- [TASK OBJECTIVE]: Reproduce the full listing below unchanged, apart from the pictures.

- [DATASET SECTION]:
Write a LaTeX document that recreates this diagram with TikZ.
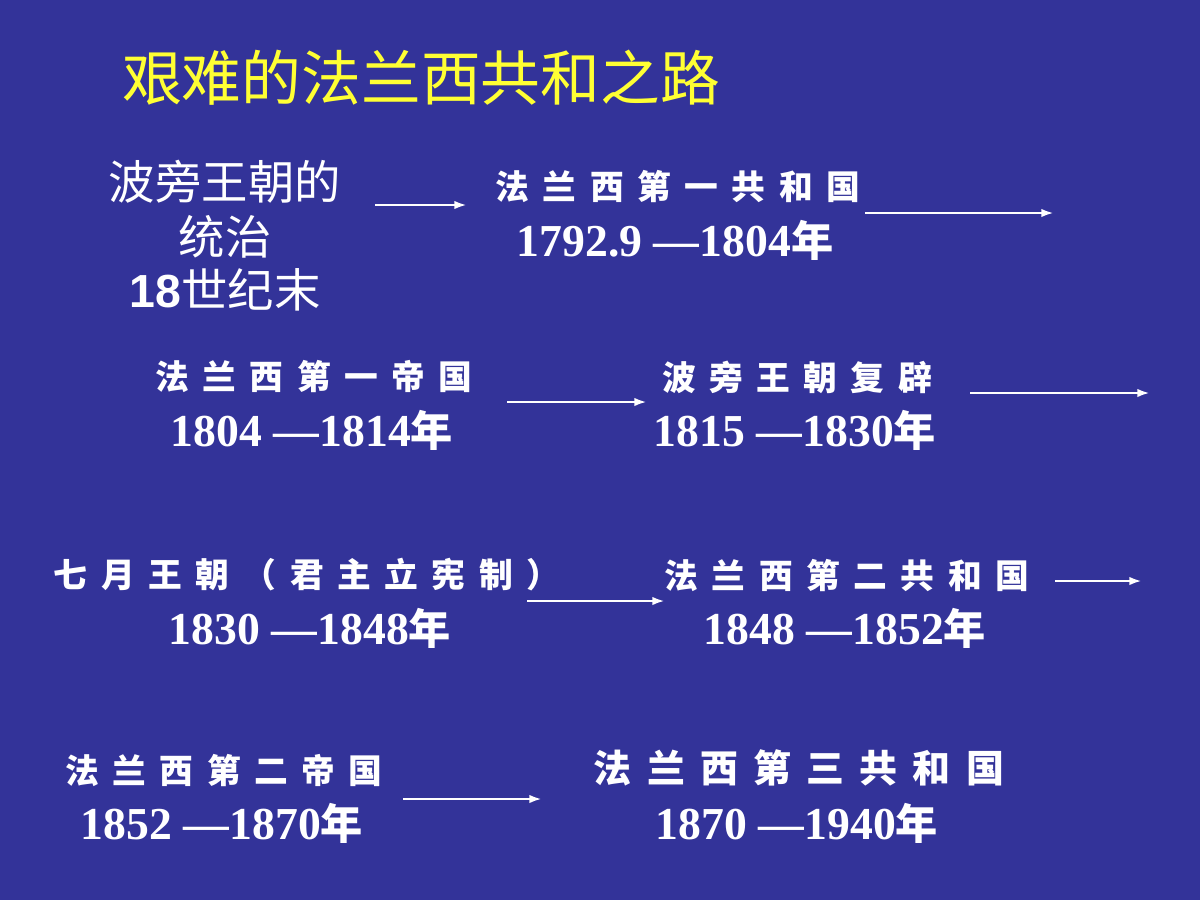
\documentclass[tikz,border=0pt]{standalone}
\usepackage{fontspec}
\setmainfont{Liberation Serif}
\newfontfamily\cjk{Noto Sans CJK SC}
\newfontfamily\cjkw[LetterSpace=40]{Noto Sans CJK SC}
\newfontfamily\sans{Liberation Sans}
\usetikzlibrary{arrows.meta}
\definecolor{bg}{HTML}{333399}
\definecolor{ttl}{HTML}{FFFF33}
\begin{document}
\begin{tikzpicture}[x=0.025cm,y=-0.025cm,
  nm/.style={text=white,font=\cjkw\bfseries\fontsize{24}{28}\selectfont,inner sep=0pt},
  yr/.style={text=white,font=\bfseries\fontsize{32.5}{36}\selectfont,inner sep=0pt},
  arr/.style={white,line width=1.8pt,-{Latex[length=9pt,width=6pt]}}]
\fill[bg] (0,0) rectangle (1200,900);
\useasboundingbox (0,0) rectangle (1200,900);
\node[text=ttl,font=\cjk\fontsize{42.5}{46}\selectfont,inner sep=0pt] (t) at (421,78) {艰难的法兰西共和之路};
\node[text=white,font=\cjk\fontsize{33}{36}\selectfont,inner sep=0pt] (a1) at (225,182) {波旁王朝的};
\node[text=white,font=\cjk\fontsize{33}{36}\selectfont,inner sep=0pt] (a2) at (225,237) {统治};
\node[text=white,font=\cjk\fontsize{33}{36}\selectfont,inner sep=0pt] (a3) at (225,290) {{\sans\bfseries 18}世纪末};
\newcommand\yrt[2]{#1 \textemdash#2{\cjk\bfseries\fontsize{30}{34}\selectfont 年}}
\node[nm] (b1) at (678,187) {法兰西第一共和国};
\node[yr] (b2) at (675,240) {\yrt{1792.9}{1804}};
\node[nm] (c1) at (314,377) {法兰西第一帝国};
\node[yr] (c2) at (312,430) {\yrt{1804}{1814}};
\node[nm] (d1) at (797,377) {波旁王朝复辟};
\node[yr] (d2) at (795,430) {\yrt{1815}{1830}};
\node[nm] (e1) at (307,575) {七月王朝（君主立宪制）};
\node[yr] (e2) at (310,628) {\yrt{1830}{1848}};
\node[nm] (f1) at (847,575) {法兰西第二共和国};
\node[yr] (f2) at (845,628) {\yrt{1848}{1852}};
\node[nm] (g1) at (224,770) {法兰西第二帝国};
\node[yr] (g2) at (222,823) {\yrt{1852}{1870}};
\node[nm,font=\cjkw\bfseries\fontsize{27}{30}\selectfont] (h1) at (799,768) {法兰西第三共和国};
\node[yr] (h2) at (797,823) {\yrt{1870}{1940}};
\coordinate (p1) at (375,205); \coordinate (q1) at (467,205);
\coordinate (p2) at (865,213); \coordinate (q2) at (1054,213);
\coordinate (p3) at (507,402); \coordinate (q3) at (647,402);
\coordinate (p4) at (970,393); \coordinate (q4) at (1150,393);
\coordinate (p5) at (527,601); \coordinate (q5) at (665,601);
\coordinate (p6) at (1055,581); \coordinate (q6) at (1142,581);
\coordinate (p7) at (403,799); \coordinate (q7) at (542,799);
\foreach \i in {1,...,7} \draw[arr] (p\i) -- (q\i);
\end{tikzpicture}
\end{document}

- [ANSWER TO THIS PROBLEM]:
Write a LaTeX document that recreates this diagram with TikZ.
\documentclass[tikz,border=0pt]{standalone}
\usepackage{fontspec}
\setmainfont{Liberation Serif}
\newfontfamily\cjk{Noto Sans CJK SC}
\newfontfamily\cjkw[LetterSpace=40]{Noto Sans CJK SC}
\newfontfamily\sans{Liberation Sans}
\usetikzlibrary{arrows.meta}
\definecolor{bg}{HTML}{333399}
\definecolor{ttl}{HTML}{FFFF33}
\begin{document}
\begin{tikzpicture}[x=0.025cm,y=-0.025cm,
  nm/.style={text=white,font=\cjkw\bfseries\fontsize{24}{28}\selectfont,inner sep=0pt},
  yr/.style={text=white,font=\bfseries\fontsize{32.5}{36}\selectfont,inner sep=0pt},
  arr/.style={white,line width=1.8pt,-{Latex[length=9pt,width=6pt]}}]
\fill[bg] (0,0) rectangle (1200,900);
\useasboundingbox (0,0) rectangle (1200,900);
\node[text=ttl,font=\cjk\fontsize{42.5}{46}\selectfont,inner sep=0pt] (t) at (421,78) {艰难的法兰西共和之路};
\node[text=white,font=\cjk\fontsize{33}{36}\selectfont,inner sep=0pt] (a1) at (225,182) {波旁王朝的};
\node[text=white,font=\cjk\fontsize{33}{36}\selectfont,inner sep=0pt] (a2) at (225,237) {统治};
\node[text=white,font=\cjk\fontsize{33}{36}\selectfont,inner sep=0pt] (a3) at (225,290) {{\sans\bfseries 18}世纪末};
\newcommand\yrt[2]{#1 \textemdash#2{\cjk\bfseries\fontsize{30}{34}\selectfont 年}}
\node[nm] (b1) at (678,187) {法兰西第一共和国};
\node[yr] (b2) at (675,240) {\yrt{1792.9}{1804}};
\node[nm] (c1) at (314,377) {法兰西第一帝国};
\node[yr] (c2) at (312,430) {\yrt{1804}{1814}};
\node[nm] (d1) at (797,377) {波旁王朝复辟};
\node[yr] (d2) at (795,430) {\yrt{1815}{1830}};
\node[nm] (e1) at (307,575) {七月王朝（君主立宪制）};
\node[yr] (e2) at (310,628) {\yrt{1830}{1848}};
\node[nm] (f1) at (847,575) {法兰西第二共和国};
\node[yr] (f2) at (845,628) {\yrt{1848}{1852}};
\node[nm] (g1) at (224,770) {法兰西第二帝国};
\node[yr] (g2) at (222,823) {\yrt{1852}{1870}};
\node[nm,font=\cjkw\bfseries\fontsize{27}{30}\selectfont] (h1) at (799,768) {法兰西第三共和国};
\node[yr] (h2) at (797,823) {\yrt{1870}{1940}};
\coordinate (p1) at (375,205); \coordinate (q1) at (467,205);
\coordinate (p2) at (865,213); \coordinate (q2) at (1054,213);
\coordinate (p3) at (507,402); \coordinate (q3) at (647,402);
\coordinate (p4) at (970,393); \coordinate (q4) at (1150,393);
\coordinate (p5) at (527,601); \coordinate (q5) at (665,601);
\coordinate (p6) at (1055,581); \coordinate (q6) at (1142,581);
\coordinate (p7) at (403,799); \coordinate (q7) at (542,799);
\foreach \i in {1,...,7} \draw[arr] (p\i) -- (q\i);
\end{tikzpicture}
\end{document}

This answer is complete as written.